I think one of my biggest gripes in Battlerite is that it feels like there is very little room for counterplay within it. At the beginning of the match you and your opponents choose your passive skill augmentations and then the match begins. There is no way to adapt how your character can play in response to how the opposition is playing. Things remain static until the end of the match. Having the ability to choose battlerites throughout the match as well as having the opportunity to synergize your loadout with your team was part of the game during early access, but was removed. I feel like this was a huge misstep as it added an extra layer of complexity to matches and could really change the pace for, or against you depending on the talent choices of each player. Instead, most games play out the same across all rounds and that can lead to a feeling of stagnation, especially after you’ve put a considerable amount of time into the game.

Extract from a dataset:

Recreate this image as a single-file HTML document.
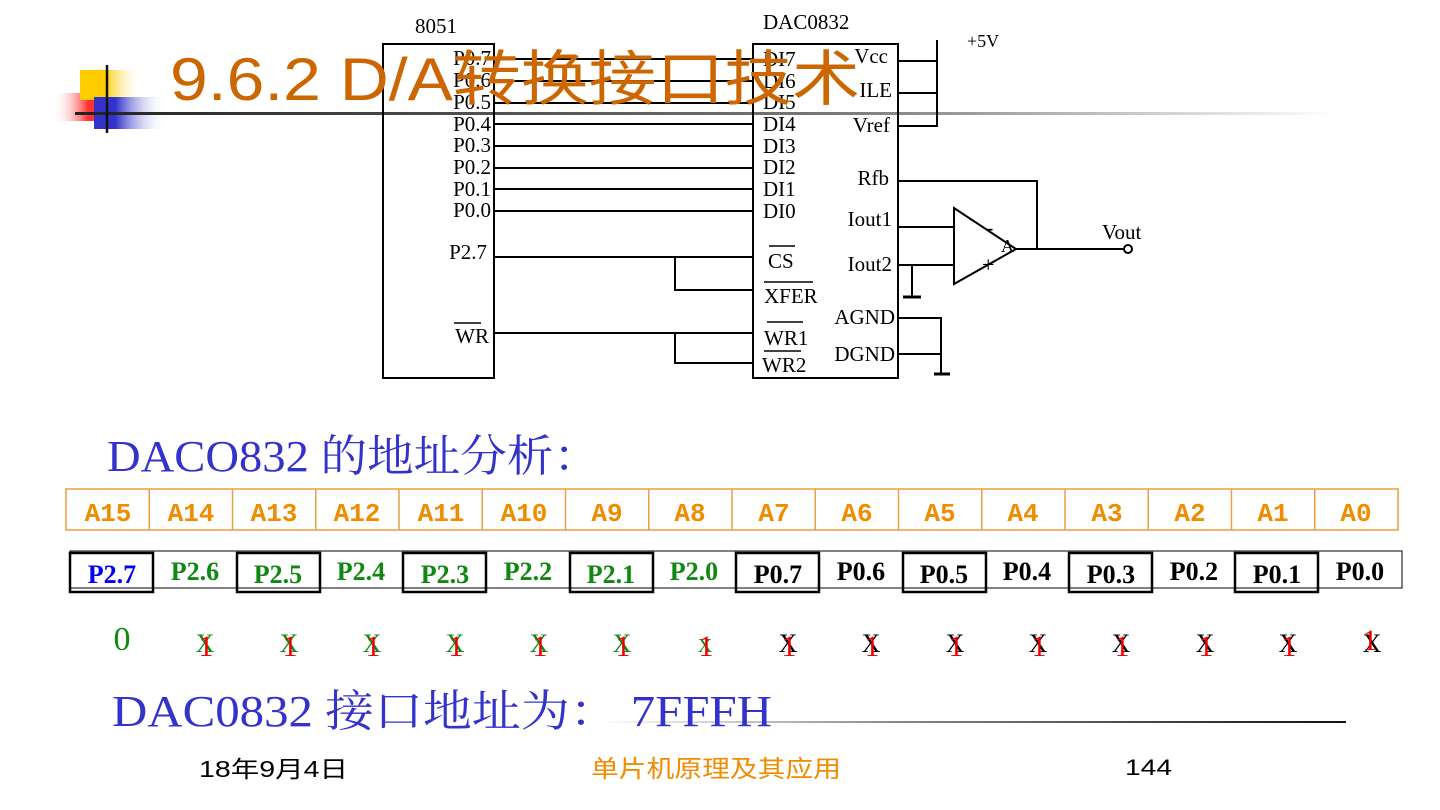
<!DOCTYPE html>
<html><head><meta charset="utf-8"><style>
html,body{margin:0;padding:0;background:#fff;width:1440px;height:810px;overflow:hidden}
svg{display:block}
.s{font-family:"Liberation Serif","Noto Serif CJK SC",serif}
.a{font-family:"Liberation Sans","Noto Sans CJK SC",sans-serif}
</style></head><body>
<svg width="1440" height="810" viewBox="0 0 1440 810" xmlns="http://www.w3.org/2000/svg">
<defs>
<linearGradient id="ul" x1="0" x2="1"><stop offset="0" stop-color="#222"/><stop offset="0.6" stop-color="#777"/><stop offset="1" stop-color="#fff"/></linearGradient>
<linearGradient id="yl" x1="0" x2="1"><stop offset="0.4" stop-color="#ffcc00"/><stop offset="1" stop-color="#fff" stop-opacity="0"/></linearGradient>
<linearGradient id="pk" x1="1" x2="0"><stop offset="0.3" stop-color="#ff3333"/><stop offset="1" stop-color="#fff" stop-opacity="0"/></linearGradient>
<linearGradient id="bl" x1="0" x2="1"><stop offset="0.3" stop-color="#3333cc"/><stop offset="1" stop-color="#fff" stop-opacity="0"/></linearGradient>
<linearGradient id="ul2" x1="0" x2="1"><stop offset="0" stop-color="#fff"/><stop offset="0.4" stop-color="#888"/><stop offset="1" stop-color="#111"/></linearGradient>
</defs>
<!-- deco -->
<rect x="53" y="93" width="50" height="28" fill="url(#pk)"/>
<rect x="80" y="70" width="62" height="30" fill="url(#yl)"/>
<rect x="94" y="97" width="72" height="32" fill="url(#bl)"/>
<rect x="75" y="112" width="1260" height="3" fill="url(#ul)"/>
<line x1="107" y1="65" x2="107" y2="133" stroke="#111" stroke-width="2.5"/>

<g stroke="#000" stroke-width="2" fill="none">
<rect x="383" y="44" width="111" height="334"/>
<rect x="753" y="44" width="145" height="334"/>
<line x1="494" y1="59" x2="753" y2="59"/>
<line x1="494" y1="81" x2="753" y2="81"/>
<line x1="494" y1="103" x2="753" y2="103"/>
<line x1="494" y1="124" x2="753" y2="124"/>
<line x1="494" y1="146" x2="753" y2="146"/>
<line x1="494" y1="168" x2="753" y2="168"/>
<line x1="494" y1="189" x2="753" y2="189"/>
<line x1="494" y1="211" x2="753" y2="211"/>
<line x1="494" y1="257" x2="753" y2="257"/>
<polyline points="675,257 675,290 753,290"/>
<line x1="494" y1="333" x2="753" y2="333"/>
<polyline points="675,333 675,363 753,363"/>
<line x1="898" y1="61" x2="937" y2="61"/>
<line x1="898" y1="93" x2="937" y2="93"/>
<line x1="898" y1="126" x2="937" y2="126"/>
<line x1="937" y1="40" x2="937" y2="127"/>
<polyline points="898,181 1037,181 1037,249"/>
<line x1="898" y1="227" x2="954" y2="227"/>
<line x1="898" y1="265" x2="954" y2="265"/>
<polyline points="912,265 912,297"/>
<line x1="903" y1="297" x2="921" y2="297" stroke-width="3"/>
<polygon points="954,208 954,284 1016,249"/>
<line x1="1016" y1="249" x2="1124" y2="249"/>
<circle cx="1128" cy="249" r="4"/>
<polyline points="898,318 941,318 941,374"/>
<line x1="898" y1="354" x2="941" y2="354"/>
<line x1="934" y1="374" x2="950" y2="374" stroke-width="3"/>
<line x1="769" y1="246" x2="795" y2="246" stroke-width="1.5"/>
<line x1="764" y1="282" x2="813" y2="282" stroke-width="1.5"/>
<line x1="767" y1="322" x2="803" y2="322" stroke-width="1.5"/>
<line x1="764" y1="351" x2="801" y2="351" stroke-width="1.5"/>
<line x1="454" y1="323" x2="481" y2="323" stroke-width="1.5"/>
</g>
<g class="s" font-size="21" fill="#000">
<text x="415" y="33">8051</text>
<text x="763" y="29">DAC0832</text>
<text x="967" y="47" font-size="18">+5V</text>
<g text-anchor="end">
<text x="491" y="65">P0.7</text><text x="491" y="87">P0.6</text><text x="491" y="109">P0.5</text>
<text x="491" y="131">P0.4</text><text x="491" y="152">P0.3</text><text x="491" y="174">P0.2</text>
<text x="491" y="196">P0.1</text><text x="491" y="217">P0.0</text>
<text x="487" y="259">P2.7</text><text x="489" y="343">WR</text>
<text x="888" y="63">Vcc</text><text x="892" y="97">ILE</text><text x="890" y="132">Vref</text>
<text x="889" y="185">Rfb</text><text x="892" y="226">Iout1</text><text x="892" y="271">Iout2</text>
<text x="895" y="324">AGND</text><text x="895" y="361">DGND</text>
</g>
<text x="763" y="66">DI7</text><text x="763" y="88">DI6</text><text x="763" y="109">DI5</text>
<text x="763" y="131">DI4</text><text x="763" y="153">DI3</text><text x="763" y="174">DI2</text>
<text x="763" y="196">DI1</text><text x="763" y="218">DI0</text>
<text x="768" y="268">CS</text><text x="764" y="303">XFER</text>
<text x="764" y="345">WR1</text><text x="762" y="372">WR2</text>
<text x="1102" y="239">Vout</text>
<text x="1001" y="252" font-size="18">A</text>
<text x="986" y="235" font-size="22">-</text>
<text x="982" y="272" font-size="22">+</text>
</g>
<!-- title -->
<text class="a" x="170" y="100" font-size="60" fill="#cc6600" textLength="690" lengthAdjust="spacingAndGlyphs">9.6.2 D/A转换接口技术</text>

<text class="s" x="107" y="471" font-size="44" fill="#3333cc" textLength="493" lengthAdjust="spacingAndGlyphs">DACO832 的地址分析：</text>

<g font-family="Liberation Mono, monospace" font-weight="bold" font-size="26" fill="#f08c00" text-anchor="middle">
<rect x="66" y="489" width="1332" height="41" fill="none" stroke="#e8a040" stroke-width="1.5"/>
<g stroke="#e8a040" stroke-width="1.5">
<line x1="149.25" y1="489" x2="149.25" y2="530"/><line x1="232.5" y1="489" x2="232.5" y2="530"/><line x1="315.75" y1="489" x2="315.75" y2="530"/><line x1="399" y1="489" x2="399" y2="530"/><line x1="482.25" y1="489" x2="482.25" y2="530"/><line x1="565.5" y1="489" x2="565.5" y2="530"/><line x1="648.75" y1="489" x2="648.75" y2="530"/><line x1="732" y1="489" x2="732" y2="530"/><line x1="815.25" y1="489" x2="815.25" y2="530"/><line x1="898.5" y1="489" x2="898.5" y2="530"/><line x1="981.75" y1="489" x2="981.75" y2="530"/><line x1="1065" y1="489" x2="1065" y2="530"/><line x1="1148.25" y1="489" x2="1148.25" y2="530"/><line x1="1231.5" y1="489" x2="1231.5" y2="530"/><line x1="1314.75" y1="489" x2="1314.75" y2="530"/>
</g>
<text x="108" y="521">A15</text><text x="191" y="521">A14</text><text x="274" y="521">A13</text><text x="357" y="521">A12</text><text x="441" y="521">A11</text><text x="524" y="521">A10</text><text x="607" y="521">A9</text><text x="690" y="521">A8</text><text x="774" y="521">A7</text><text x="857" y="521">A6</text><text x="940" y="521">A5</text><text x="1023" y="521">A4</text><text x="1107" y="521">A3</text><text x="1190" y="521">A2</text><text x="1273" y="521">A1</text><text x="1356" y="521">A0</text>
</g>

<g fill="none" stroke="#000">
<rect x="70" y="551" width="1332" height="37" stroke-width="1"/>
<rect x="70" y="553" width="83" height="39" stroke-width="2.5"/>
<rect x="237" y="553" width="83" height="39" stroke-width="2.5"/>
<rect x="403" y="553" width="83" height="39" stroke-width="2.5"/>
<rect x="570" y="553" width="83" height="39" stroke-width="2.5"/>
<rect x="736" y="553" width="83" height="39" stroke-width="2.5"/>
<rect x="903" y="553" width="83" height="39" stroke-width="2.5"/>
<rect x="1069" y="553" width="83" height="39" stroke-width="2.5"/>
<rect x="1235" y="553" width="83" height="39" stroke-width="2.5"/>
</g>
<g class="s" font-weight="bold" font-size="26" text-anchor="middle">
<text x="112" y="583" fill="#0000ee">P2.7</text>
<text x="195" y="580" fill="#118811">P2.6</text>
<text x="278" y="583" fill="#118811">P2.5</text>
<text x="361" y="580" fill="#118811">P2.4</text>
<text x="445" y="583" fill="#118811">P2.3</text>
<text x="528" y="580" fill="#118811">P2.2</text>
<text x="611" y="583" fill="#118811">P2.1</text>
<text x="694" y="580" fill="#118811">P2.0</text>
<text x="778" y="583" fill="#000">P0.7</text>
<text x="861" y="580" fill="#000">P0.6</text>
<text x="944" y="583" fill="#000">P0.5</text>
<text x="1027" y="580" fill="#000">P0.4</text>
<text x="1111" y="583" fill="#000">P0.3</text>
<text x="1194" y="580" fill="#000">P0.2</text>
<text x="1277" y="583" fill="#000">P0.1</text>
<text x="1360" y="580" fill="#000">P0.0</text>
</g>
<g class="s" font-size="26" text-anchor="middle">
<text x="122" y="650" font-size="34" fill="#118811">0</text>
<g fill="#118811">
<text x="205" y="652">X</text><text x="289" y="652">X</text><text x="372" y="652">X</text><text x="455" y="652">X</text><text x="539" y="652">X</text><text x="622" y="652">X</text><text x="705" y="652" font-size="20">X</text>
</g>
<g fill="#000">
<text x="788" y="652">X</text><text x="871" y="652">X</text><text x="955" y="652">X</text><text x="1038" y="652">X</text><text x="1121" y="652">X</text><text x="1205" y="652">X</text><text x="1288" y="652">X</text><text x="1372" y="652">X</text>
</g>
<g fill="#ee0000" font-size="30">
<text x="206" y="656">1</text><text x="290" y="656">1</text><text x="373" y="656">1</text><text x="456" y="656">1</text><text x="540" y="656">1</text><text x="623" y="656">1</text><text x="706" y="656">1</text>
<text x="789" y="656">1</text><text x="872" y="656">1</text><text x="956" y="656">1</text><text x="1039" y="656">1</text><text x="1122" y="656">1</text><text x="1206" y="656">1</text><text x="1289" y="656">1</text><text x="1370" y="650">1</text>
</g>
</g>
<rect x="600" y="721" width="746" height="2" fill="url(#ul2)"/>
<text class="s" x="112" y="726" font-size="44" fill="#3333cc" textLength="660" lengthAdjust="spacingAndGlyphs">DAC0832 接口地址为：  7FFFH</text>
<text class="a" x="199" y="777" font-size="23" fill="#000" textLength="149" lengthAdjust="spacingAndGlyphs">18年9月4日</text>
<text class="a" x="591" y="777" font-size="24" fill="#f08c00" textLength="250" lengthAdjust="spacingAndGlyphs">单片机原理及其应用</text>
<text class="a" x="1125" y="775" font-size="22" fill="#000" textLength="47" lengthAdjust="spacingAndGlyphs">144</text>
</svg>
</body></html>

Throughout my playtime with Battlerite I’ve had an equal measure of enjoyment and frustration, and because of this I’d have a hard time recommending it. The minor annoyances in the match making, UI, and loot boxes, in conjunction with how repetitive matches began to feel due to the character design and the lack of counterplay took me from enjoying every session of the game I played to feeling bored with the game. It really is exciting to play at first and my initial impressions of it were positive, but over time all of the pain points began outweighing the quick skill based matches. If you’re curious about the game it still might be worth checking out as it is free to play, but it isn’t a game I’d recommend in its current state.